= Gnonnas Pedro =

Beninese musician and singer

Gnonnan Sossou Pierre Kouassivi, born on 10 January 1943 in Cotonou, known by the stage name Gnonnas Pedro was a singer and musician from Lokossa, Benin. He is perhaps best known as the lead singer of Africando between 1995 and his death in 2004 but had been well known in his home country of Benin and beyond since the 1960s.

Pedro led his own bands Pedro y Sus Panchos, later reforming as Gnonnas Pedro and his Dadjes Band, before joining the long-lived Orchestre Poly-rythmo de Cotonou.

As a singer, songwriter, instrumentalist, and dancer, Pedro embraced many styles of music including highlife and juju.

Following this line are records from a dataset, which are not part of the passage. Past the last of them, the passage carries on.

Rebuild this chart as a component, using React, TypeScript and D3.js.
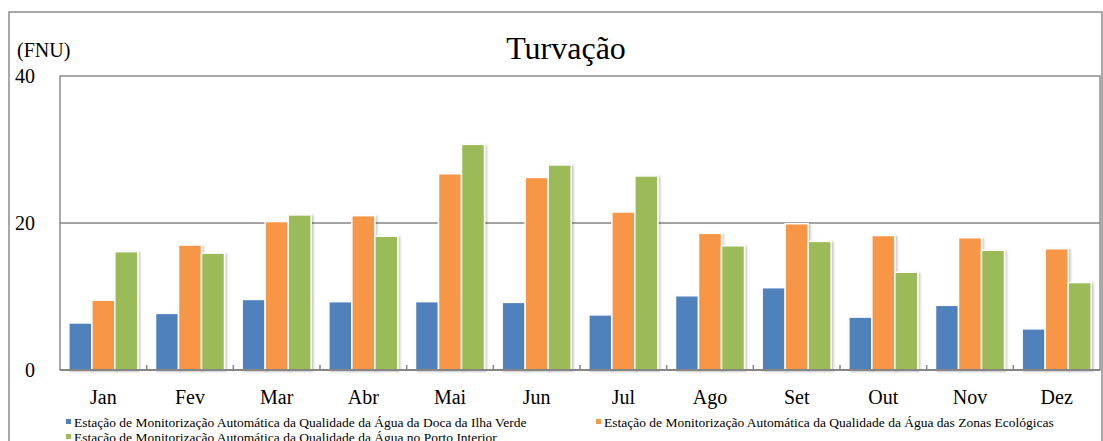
import React, { useRef, useEffect } from 'react';
import * as d3 from 'd3';

const months = ['Jan', 'Fev', 'Mar', 'Abr', 'Mai', 'Jun', 'Jul', 'Ago', 'Set', 'Out', 'Nov', 'Dez'];
const seriesNames = [
  'Estação de Monitorização Automática da Qualidade da Água da Doca da Ilha Verde',
  'Estação de Monitorização Automática da Qualidade da Água das Zonas Ecológicas',
  'Estação de Monitorização Automática da Qualidade da Água no Porto Interior',
];
const ilhaVerde = [6.4, 7.7, 9.6, 9.3, 9.3, 9.2, 7.5, 10.1, 11.2, 7.2, 8.8, 5.6];
const zonasEcologicas = [9.5, 17.0, 20.2, 21.0, 26.7, 26.2, 21.5, 18.6, 19.9, 18.3, 18.0, 16.5];
const portoInterior = [16.1, 15.9, 21.1, 18.2, 30.7, 27.9, 26.4, 16.9, 17.5, 13.3, 16.3, 11.9];
const yTicks = [0, 20, 40];
const colors = ['#4F81BD', '#F79646', '#9BBB59'];

const FONT = '"Liberation Serif", "Times New Roman", serif';

const App = () => {
  const svgRef = useRef(null);

  useEffect(() => {
    const width = 1103;
    const height = 441;
    const plot = { left: 60, top: 76, right: 1100, bottom: 370 };

    const svg = d3.select(svgRef.current);
    svg.selectAll('*').remove();
    svg.attr('width', width).attr('height', height).style('background', '#fff');

    const defs = svg.append('defs');
    const f = defs.append('filter').attr('id', 'barShadow')
      .attr('x', '-20%').attr('y', '-10%').attr('width', '150%').attr('height', '130%');
    f.append('feDropShadow').attr('dx', 1.5).attr('dy', 1).attr('stdDeviation', 1)
      .attr('flood-color', '#000').attr('flood-opacity', 0.25);

    // outer frame
    svg.append('rect')
      .attr('x', 9).attr('y', 12).attr('width', 1093).attr('height', 460)
      .attr('fill', 'none').attr('stroke', '#8c8c8c').attr('stroke-width', 1.5);

    const data = [ilhaVerde, zonasEcologicas, portoInterior];

    const x0 = d3.scaleBand().domain(months).range([plot.left, plot.right]).padding(0);
    const x1 = d3.scaleBand().domain(['0', '1', '2']).range([0, x0.bandwidth()])
      .paddingInner(0).paddingOuter(0.384);
    const y = d3.scaleLinear().domain([0, 40]).range([plot.bottom, plot.top]);

    // plot area
    svg.append('rect')
      .attr('x', plot.left).attr('y', plot.top)
      .attr('width', plot.right - plot.left).attr('height', plot.bottom - plot.top)
      .attr('fill', 'none').attr('stroke', '#8c8c8c').attr('stroke-width', 1.5);

    // gridlines
    svg.append('g').selectAll('line')
      .data(yTicks.filter(t => t > 0 && t < 40))
      .join('line')
      .attr('x1', plot.left).attr('x2', plot.right)
      .attr('y1', d => y(d)).attr('y2', d => y(d))
      .attr('stroke', '#868686').attr('stroke-width', 1.5);

    // bars
    const groups = svg.append('g').selectAll('g')
      .data(months)
      .join('g')
      .attr('transform', d => `translate(${x0(d)},0)`);

    groups.selectAll('rect')
      .data((m, i) => data.map((s, k) => ({ k, v: s[i] })))
      .join('rect')
      .attr('x', d => x1(String(d.k)))
      .attr('width', x1.bandwidth())
      .attr('y', d => y(d.v))
      .attr('height', d => y(0) - y(d.v))
      .attr('fill', d => colors[d.k])
      .attr('stroke', '#fff')
      .attr('stroke-width', 1.5)
      .style('filter', 'url(#barShadow)');

    // x axis line and ticks
    svg.append('line')
      .attr('x1', plot.left).attr('x2', plot.right)
      .attr('y1', plot.bottom).attr('y2', plot.bottom)
      .attr('stroke', '#868686').attr('stroke-width', 2);

    svg.append('g').selectAll('line')
      .data(months.slice(1))
      .join('line')
      .attr('x1', d => x0(d)).attr('x2', d => x0(d))
      .attr('y1', plot.bottom - 5).attr('y2', plot.bottom)
      .attr('stroke', '#868686').attr('stroke-width', 1.5);

    // month labels
    svg.append('g').selectAll('text')
      .data(months)
      .join('text')
      .attr('x', d => x0(d) + x0.bandwidth() / 2)
      .attr('y', 404)
      .attr('text-anchor', 'middle')
      .attr('font-family', FONT).attr('font-size', 20)
      .attr('fill', '#000')
      .text(d => d);

    // y labels
    svg.append('g').selectAll('text')
      .data(yTicks)
      .join('text')
      .attr('x', 35)
      .attr('y', d => y(d) + 7)
      .attr('text-anchor', 'end')
      .attr('font-family', FONT).attr('font-size', 20)
      .attr('fill', '#000')
      .text(d => d);

    svg.append('text')
      .attr('x', 17).attr('y', 57)
      .attr('font-family', FONT).attr('font-size', 20)
      .text('(FNU)');

    svg.append('text')
      .attr('x', 566).attr('y', 59)
      .attr('text-anchor', 'middle')
      .attr('font-family', FONT).attr('font-size', 32)
      .text('Turvação');

    // legend
    const legendPos = [
      { x: 66, y: 427 },
      { x: 596, y: 427 },
      { x: 66, y: 442 },
    ];
    const lg = svg.append('g').selectAll('g')
      .data(seriesNames)
      .join('g')
      .attr('transform', (d, i) => `translate(${legendPos[i].x},${legendPos[i].y})`);
    lg.append('rect')
      .attr('x', 0).attr('y', -8).attr('width', 5).attr('height', 5)
      .attr('fill', (d, i) => colors[i]);
    lg.append('text')
      .attr('x', 8).attr('y', 0)
      .attr('font-family', FONT).attr('font-size', 13.5)
      .attr('fill', '#000')
      .text(d => d);
  }, []);

  return (
    <div style={{ position: 'absolute', left: 0, top: 0 }}>
      <svg ref={svgRef}></svg>
    </div>
  );
};

export default App;
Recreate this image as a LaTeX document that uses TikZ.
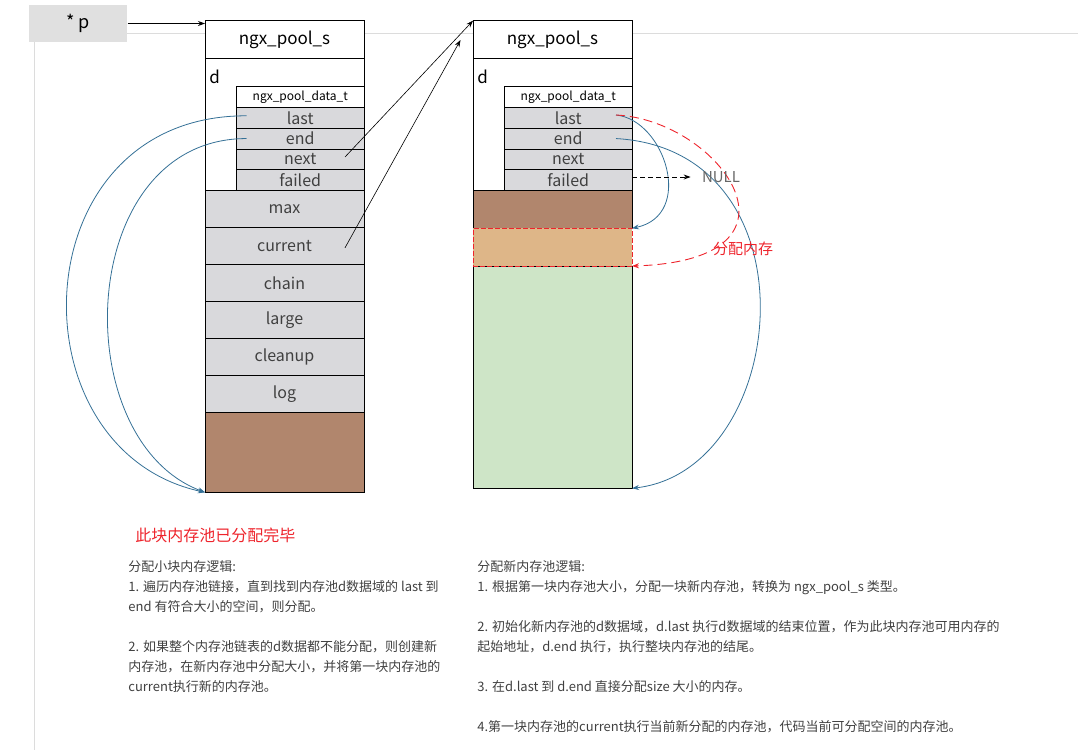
\documentclass[tikz,border=0pt]{standalone}
\usepackage{fontspec}
\setmainfont{Noto Sans CJK SC}
\usetikzlibrary{arrows.meta}
\definecolor{cellgray}{RGB}{217,217,220}
\definecolor{ptrgray}{RGB}{224,224,224}
\definecolor{usedbrown}{RGB}{177,134,109}
\definecolor{newtan}{RGB}{222,182,136}
\definecolor{freegreen}{RGB}{206,229,199}
\definecolor{linkblue}{RGB}{52,112,150}
\definecolor{allocred}{RGB}{238,36,44}
\definecolor{textgray}{RGB}{64,64,64}
\definecolor{framegray}{RGB}{220,220,220}
\tikzset{every picture/.style={line width=.8pt}}

\begin{document}
\begin{tikzpicture}[x=1pt,y=-1pt,
 cell/.style={draw,fill=white,inner sep=0pt,outer sep=0pt,minimum width=159pt},
 field/.style={cell,fill=cellgray,minimum width=127.5pt,minimum height=20.75pt,
  text=textgray,font=\fontsize{16}{16}\selectfont},
 member/.style={cell,fill=cellgray,minimum height=37pt,text=textgray,
  font=\fontsize{16}{16}\selectfont},
 headtxt/.style={font=\fontsize{17}{17}\selectfont},
 note/.style={align=left,inner sep=0pt,text=textgray,font=\fontsize{13}{20}\selectfont},
 linkarrow/.style={line width=.6pt,-{Stealth[length=7pt,width=5pt]}},
 bluearrow/.style={linkblue,line width=.8pt,-{Stealth[length=7pt,width=5pt]}},
 allocarrow/.style={allocred,line width=.9pt,dash pattern=on 9pt off 5pt,
  -{Stealth[length=7pt,width=5pt]}},
 nullarrow/.style={line width=.9pt,dash pattern=on 5pt off 3pt,
  -{Stealth[length=7pt,width=5pt]}}]
 \useasboundingbox (0,0) rectangle (1078,750);
 % page frame
 \draw[framegray] (127.4,33.3) -- (1078,33.3);
 \draw[framegray] (34.5,42.3) -- (34.5,750);
 \node[fill=ptrgray,minimum width=98pt,minimum height=37.6pt,inner sep=0pt,
  font=\fontsize{18}{18}\selectfont] (ptr) at (78.2,23.5) {* p};

 % first pool (full)
 \node[cell,headtxt,minimum height=37.6pt] (L-head) at (284.5,39.5) {ngx\_pool\_s};
 \node[cell,minimum height=132pt] (L-d) at (284.5,124.3) {};
 \node[headtxt,anchor=west,inner sep=0pt] (L-dlbl) at ([xshift=4pt,yshift=-18.5pt]L-d.north west) {d};
 \node[field,fill=white,text=black,font=\fontsize{12}{12}\selectfont] (L-dt) at (300.25,97.05) {ngx\_pool\_data\_t};
 \foreach \f [count=\i] in {last,end,next,failed}
  \node[field] (L-\f) at (300.25,97.05+20.75*\i) {\f};
 \foreach \f [count=\i] in {max,current,chain,large,cleanup,log}
  \node[member] (L-\f) at (284.5,171.8+37*\i) {\f};
 \node[cell,fill=usedbrown,minimum height=80pt] (L-used) at (284.5,452.3) {};

 % second pool (new)
 \node[cell,headtxt,minimum height=37.6pt] (R-head) at (552.5,39.5) {ngx\_pool\_s};
 \node[cell,minimum height=132pt] (R-d) at (552.5,124.3) {};
 \node[headtxt,anchor=west,inner sep=0pt] (R-dlbl) at ([xshift=4pt,yshift=-18.5pt]R-d.north west) {d};
 \node[field,fill=white,text=black,font=\fontsize{12}{12}\selectfont] (R-dt) at (568.25,97.05) {ngx\_pool\_data\_t};
 \foreach \f [count=\i] in {last,end,next,failed}
  \node[field] (R-\f) at (568.25,97.05+20.75*\i) {\f};
 \node[cell,fill=usedbrown,minimum height=38pt] (R-used) at (552.5,209.3) {};
 \node[cell,fill=freegreen,minimum height=222.3pt] (R-free) at (552.5,377.15) {};
 \node[cell,fill=newtan,draw=allocred,dash pattern=on 5pt off 2pt,minimum height=37.7pt] (R-alloc) at (552.5,247.15) {};

 % links
 \draw[line width=.9pt,-{Stealth[length=7pt,width=5pt]}] (ptr.east) -- (ptr.east -| L-head.west);
 \draw[linkarrow] ([xshift=-19pt,yshift=2.3pt]L-next.east) -- (R-head.north west);
 \draw[linkarrow] ([xshift=-19pt,yshift=-2pt]L-current.east) -- ([xshift=-12.5pt,yshift=-19.3pt]R-head.north west);
 \draw[bluearrow] ([xshift=10pt,yshift=2pt]L-last.west) .. controls +(-226.6,-0.7) and +(-195,-42.3) .. (L-used.south west);
 \draw[bluearrow] ([xshift=10pt]L-end.west) .. controls +(-171.6,0) and +(-140,-52.3) .. (L-used.south west);
 \draw[bluearrow] ([xshift=-16pt,yshift=2.8pt]R-last.east) .. controls +(49,5) and +(63,-13.3) .. (R-used.south east);
 \draw[bluearrow] ([xshift=-16pt]R-end.east) .. controls +(204,11.5) and +(158,-18.3) .. (R-free.south east);
 \draw[allocarrow] ([xshift=-16pt,yshift=2.8pt]R-last.east) .. controls +(104,5) and +(189,-6) .. (R-alloc.south east);
 \node[inner sep=0pt,text=textgray!80,font=\fontsize{15}{15}\selectfont] (nul) at (721,177) {NULL};
 \draw[nullarrow] (R-failed.east |- nul.west) -- ([xshift=-11pt]nul.west);
 \node[text=allocred,font=\fontsize{15}{15}\selectfont] (alloc-lbl) at (743,249) {分配内存};

 % notes
 \node[anchor=west,inner sep=0pt,text=allocred,font=\fontsize{16}{16}\selectfont] (full-lbl) at (135,535) {此块内存池已分配完毕};
 \node[note,anchor=north west] (small-txt) at (128,560) {分配小块内存逻辑:\\
  1. 遍历内存池链接，直到找到内存池d数据域的 last 到\\
  end 有符合大小的空间，则分配。\\[20pt]
  2. 如果整个内存池链表的d数据都不能分配，则创建新\\
  内存池，在新内存池中分配大小，并将第一块内存池的\\
  current执行新的内存池。};
 \node[note,anchor=north west] (new-txt) at (477,560) {分配新内存池逻辑:\\
  1. 根据第一块内存池大小，分配一块新内存池，转换为 ngx\_pool\_s 类型。\\[20pt]
  2. 初始化新内存池的d数据域，d.last 执行d数据域的结束位置，作为此块内存池可用内存的\\
  起始地址，d.end 执行，执行整块内存池的结尾。\\[20pt]
  3. 在d.last 到 d.end 直接分配size 大小的内存。\\[20pt]
  4.第一块内存池的current执行当前新分配的内存池，代码当前可分配空间的内存池。};
\end{tikzpicture}
\end{document}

Pedro is credited with updating the traditional Agbadja style of his home region, creating Modern Agbadja. He sang in many different languages, including Mina, Adja, Yoruba, French, English, and Spanish. Pedro produced the song "Feso Jaiye", which became a hit and was performed by many bands at the 2nd All-Africa Games in 1973.

==Death==
Gnonnas Pedro died on 12 August 2004, age 61, from prostate cancer in a hospital of Cotonou, Benin.

==Discography==
===Solo===
- Dadjes: The Band Of Africa (1975)
- Gnonnas Pedro (Disco Stock, 1979)
- El Cochechivo (Ledoux, 1981)
- Agbadja (Syllart, 1999)
- Irma koi (Syllart, 1999)
- The best of Gnonnas Pedro (2003)

===With Africando===
- Gombo Salsa (Stern's Africa STCD1071, 1996)
- Baloba (Stern's Africa STCD1082, 1998)
- Mandali (Stern's Africa STCD1092, 2000) Credited to Africando All Stars. Released in France as Betece
- Live! (Sono CDS8907, double CD, 2001) Out of print
- Martina (Stern's Africa STCD1096, 2003)
- Ketukuba (Stern's Africa STCD1103, 2006) Released after his death.